Stablecoin card spending jumps 500% to $600M; Visa handles 90%

Stablecoin-linked card spending rose 500% since Sept. 2024 to about $600 million monthly, with Visa processing roughly 90% of those on-chain card transactions.
Stablecoin-linked card spending climbed about 500% from September 2024 to roughly $600 million per month, according to industry transaction tracking. Visa processed an estimated 90% of those on-chain card transactions; in March the company handled about 97% of reported crypto card volume.

The increase reflects a change in how consumers use stablecoins. Rather than remaining in blockchain wallets, stablecoins are increasingly spent through debit and prepaid cards that settle on traditional payment rails.
Transaction data show notable month-over-month spikes in April and continued geographic expansion of card programs. Industry trackers report that stablecoin-linked card programs are among the fastest-growing applications on public blockchains.
Visa has expanded its share by partnering with crypto-native infrastructure providers, a strategy that reduces reliance on traditional sponsor banks and speeds integrations. Visa’s Bridge stablecoin card program is slated to roll out into additional markets through 2026. Partner programs such as Wirex are using Visa Direct to route stablecoin payouts onto existing cards.

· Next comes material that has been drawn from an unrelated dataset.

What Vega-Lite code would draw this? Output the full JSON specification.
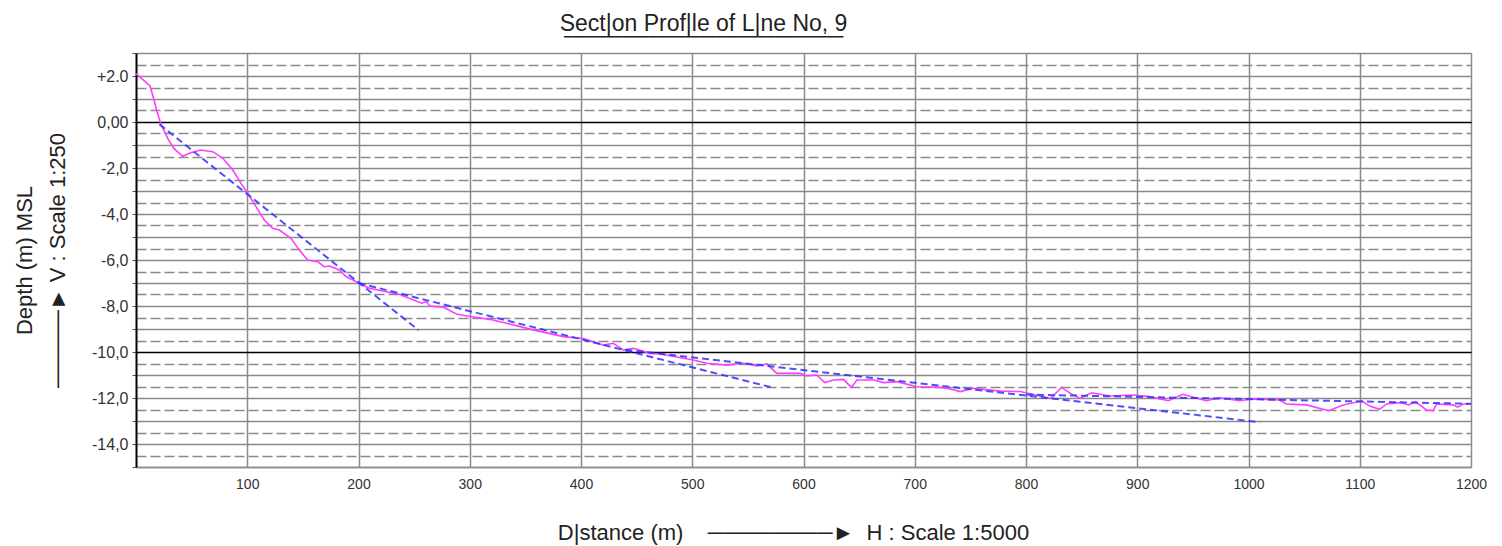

Newer card issuers are also testing different reward structures. Jupiter’s Solana-based Visa card offers tiered cashback of 4% to 10% that is paid in stablecoins and reported a 660% month-over-month increase in volume in April.
Justin Sun, founder of Tron, characterized the trend as a shift in distribution, writing that crypto cards move stablecoins “beyond wallets into everyday spending at global scale” and support “digital assets integrated directly into how people pay, anywhere.”

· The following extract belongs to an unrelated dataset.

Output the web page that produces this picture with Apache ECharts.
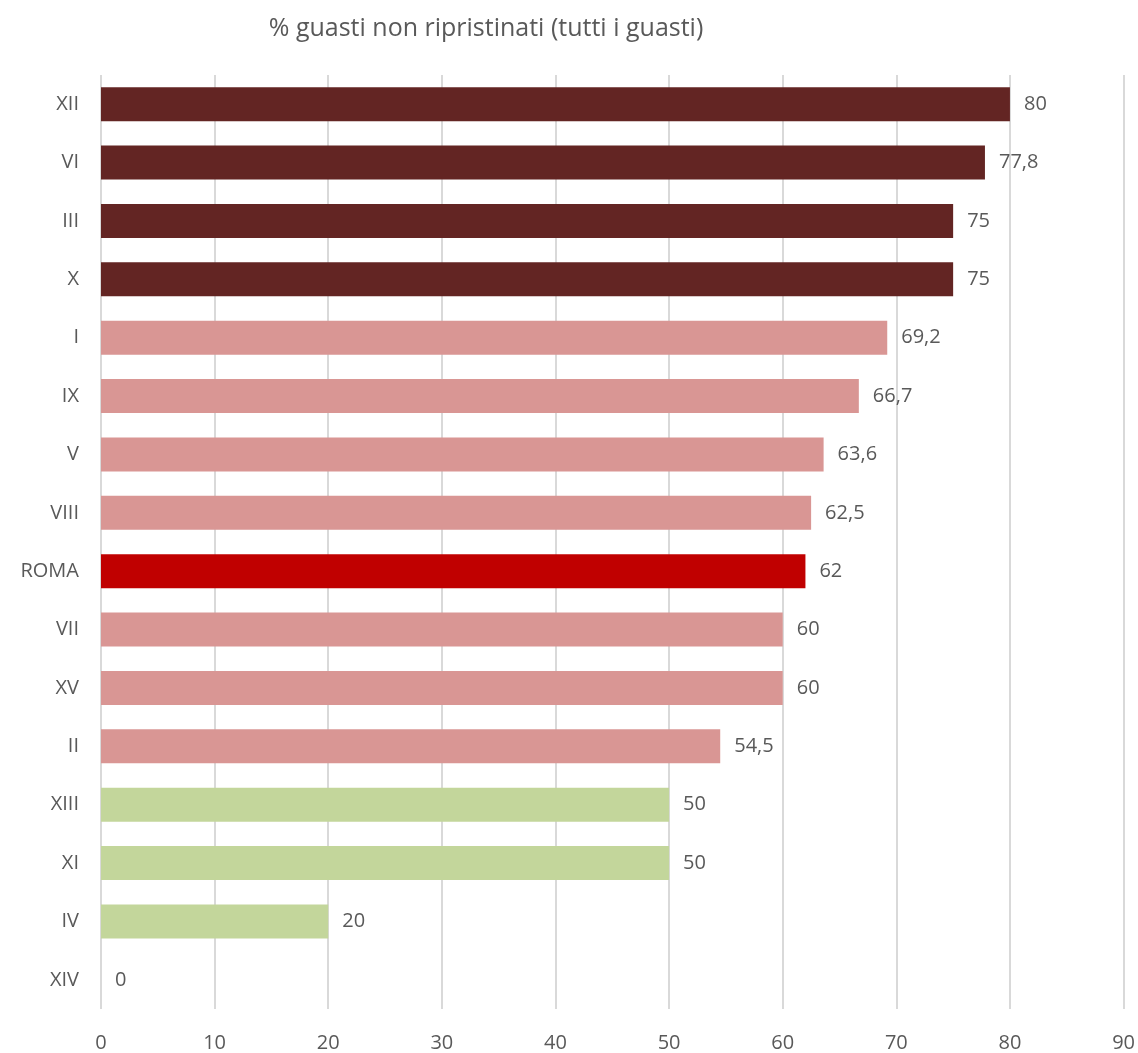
<!DOCTYPE html>
<html>
<head>
<meta charset="utf-8">
<script src="https://cdn.jsdelivr.net/npm/echarts@6/dist/echarts.min.js"></script>
<style>
  html, body { margin: 0; padding: 0; background: #fff; }
  #chart { width: 1138px; height: 1053px; }
</style>
</head>
<body>
<div id="chart"></div>
<script>
// municipi, top to bottom
const categories = ['XII', 'VI', 'III', 'X', 'I', 'IX', 'V', 'VIII', 'ROMA', 'VII', 'XV', 'II', 'XIII', 'XI', 'IV', 'XIV']
const values = [80, 77.8, 75, 75, 69.2, 66.7, 63.6, 62.5, 62, 60, 60, 54.5, 50, 50, 20, 0]
// colour group for each bar: high / mid / roma / low
const groups = ['high', 'high', 'high', 'high', 'mid', 'mid', 'mid', 'mid', 'roma', 'mid', 'mid', 'mid', 'low', 'low', 'low', 'low']
const groupColors = {
  high: '#632523',
  mid: '#d99694',
  roma: '#c00000',
  low: '#c3d69b'
}

const font = '"Open Sans", sans-serif'
const textColor = '#595959'

const chart = echarts.init(document.getElementById('chart'))

chart.setOption({
  backgroundColor: '#fff',
  animation: false,
  title: {
    text: '% guasti non ripristinati (tutti i guasti)',
    left: 481,
    textAlign: 'center',
    top: 11,
    textStyle: {
      fontFamily: font,
      fontSize: 25,
      fontWeight: 'normal',
      color: textColor
    }
  },
  grid: {
    left: 101,
    right: 13,
    top: 75,
    bottom: 42,
    containLabel: false
  },
  xAxis: {
    type: 'value',
    min: 0,
    max: 90,
    interval: 10,
    axisLine: { show: false },
    axisTick: { show: false },
    splitLine: { lineStyle: { color: '#d9d9d9', width: 2 } },
    axisLabel: {
      margin: 24,
      fontFamily: font,
      fontSize: 20,
      color: textColor
    }
  },
  yAxis: {
    type: 'category',
    inverse: true,
    data: categories,
    axisLine: { show: false },
    axisTick: { show: false },
    axisLabel: {
      margin: 22,
      fontFamily: font,
      fontSize: 20,
      color: textColor
    }
  },
  series: [
    {
      type: 'bar',
      barWidth: 34,
      data: values.map((v, i) => ({
        value: v,
        itemStyle: { color: groupColors[groups[i]] }
      })),
      label: {
        show: true,
        position: 'right',
        distance: 14,
        fontFamily: font,
        fontSize: 20,
        color: textColor,
        formatter: p => String(p.value).replace('.', ',')
      }
    }
  ]
})
</script>
</body>
</html>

Industry commentator Marty Party predicted in a social post that Visa-issued stablecoin cards added to Apple Pay and Android tap payments could onboard 10 million users before many merchants accept native stablecoin settlement, and that the market could reach maturity by 2027.

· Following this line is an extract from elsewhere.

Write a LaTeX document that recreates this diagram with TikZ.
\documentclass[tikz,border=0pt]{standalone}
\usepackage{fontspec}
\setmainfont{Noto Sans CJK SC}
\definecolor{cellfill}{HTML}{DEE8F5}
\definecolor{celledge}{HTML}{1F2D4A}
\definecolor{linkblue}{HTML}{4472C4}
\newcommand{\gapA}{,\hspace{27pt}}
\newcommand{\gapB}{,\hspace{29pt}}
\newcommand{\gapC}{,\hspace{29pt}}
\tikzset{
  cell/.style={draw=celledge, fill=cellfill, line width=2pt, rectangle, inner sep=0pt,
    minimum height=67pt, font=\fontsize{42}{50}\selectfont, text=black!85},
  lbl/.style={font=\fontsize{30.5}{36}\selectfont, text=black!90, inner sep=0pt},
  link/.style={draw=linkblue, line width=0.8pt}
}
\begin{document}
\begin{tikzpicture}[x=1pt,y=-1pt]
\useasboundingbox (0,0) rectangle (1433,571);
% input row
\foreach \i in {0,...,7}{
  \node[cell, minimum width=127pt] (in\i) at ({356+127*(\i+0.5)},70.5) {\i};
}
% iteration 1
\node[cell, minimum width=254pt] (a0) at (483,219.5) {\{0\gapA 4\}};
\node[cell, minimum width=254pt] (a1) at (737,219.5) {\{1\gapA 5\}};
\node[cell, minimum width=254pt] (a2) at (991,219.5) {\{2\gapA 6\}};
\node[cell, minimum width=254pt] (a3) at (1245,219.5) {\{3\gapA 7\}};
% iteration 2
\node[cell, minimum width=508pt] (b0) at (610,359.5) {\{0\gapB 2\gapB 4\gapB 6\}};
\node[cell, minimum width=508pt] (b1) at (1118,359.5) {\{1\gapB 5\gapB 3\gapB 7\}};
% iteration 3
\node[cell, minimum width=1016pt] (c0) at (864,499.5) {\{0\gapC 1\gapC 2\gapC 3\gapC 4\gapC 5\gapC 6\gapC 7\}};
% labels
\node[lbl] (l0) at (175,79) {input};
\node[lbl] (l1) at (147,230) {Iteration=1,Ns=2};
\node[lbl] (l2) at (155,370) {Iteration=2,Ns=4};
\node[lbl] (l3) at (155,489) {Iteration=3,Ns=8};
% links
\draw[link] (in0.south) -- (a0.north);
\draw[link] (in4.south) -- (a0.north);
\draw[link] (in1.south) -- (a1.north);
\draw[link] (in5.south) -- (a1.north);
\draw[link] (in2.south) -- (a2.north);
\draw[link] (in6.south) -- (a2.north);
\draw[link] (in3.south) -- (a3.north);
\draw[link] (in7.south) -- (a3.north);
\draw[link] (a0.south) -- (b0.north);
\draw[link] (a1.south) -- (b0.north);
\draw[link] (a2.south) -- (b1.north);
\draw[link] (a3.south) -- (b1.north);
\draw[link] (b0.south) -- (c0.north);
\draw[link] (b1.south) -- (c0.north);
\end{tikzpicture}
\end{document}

Analysts and market participants say the future role of stablecoin cards will depend on broader payment network acceptance, merchant settlement options and regulatory developments that affect stablecoin issuance and card processing.
Stablecoins are blockchain tokens typically pegged to fiat currencies and transferable on public ledgers. Card programs link those tokens to traditional payment networks, enabling consumers to spend token balances at merchants that accept Visa or other card networks. Combining crypto-native back-end systems with established card rails moves on-chain assets into retail spending.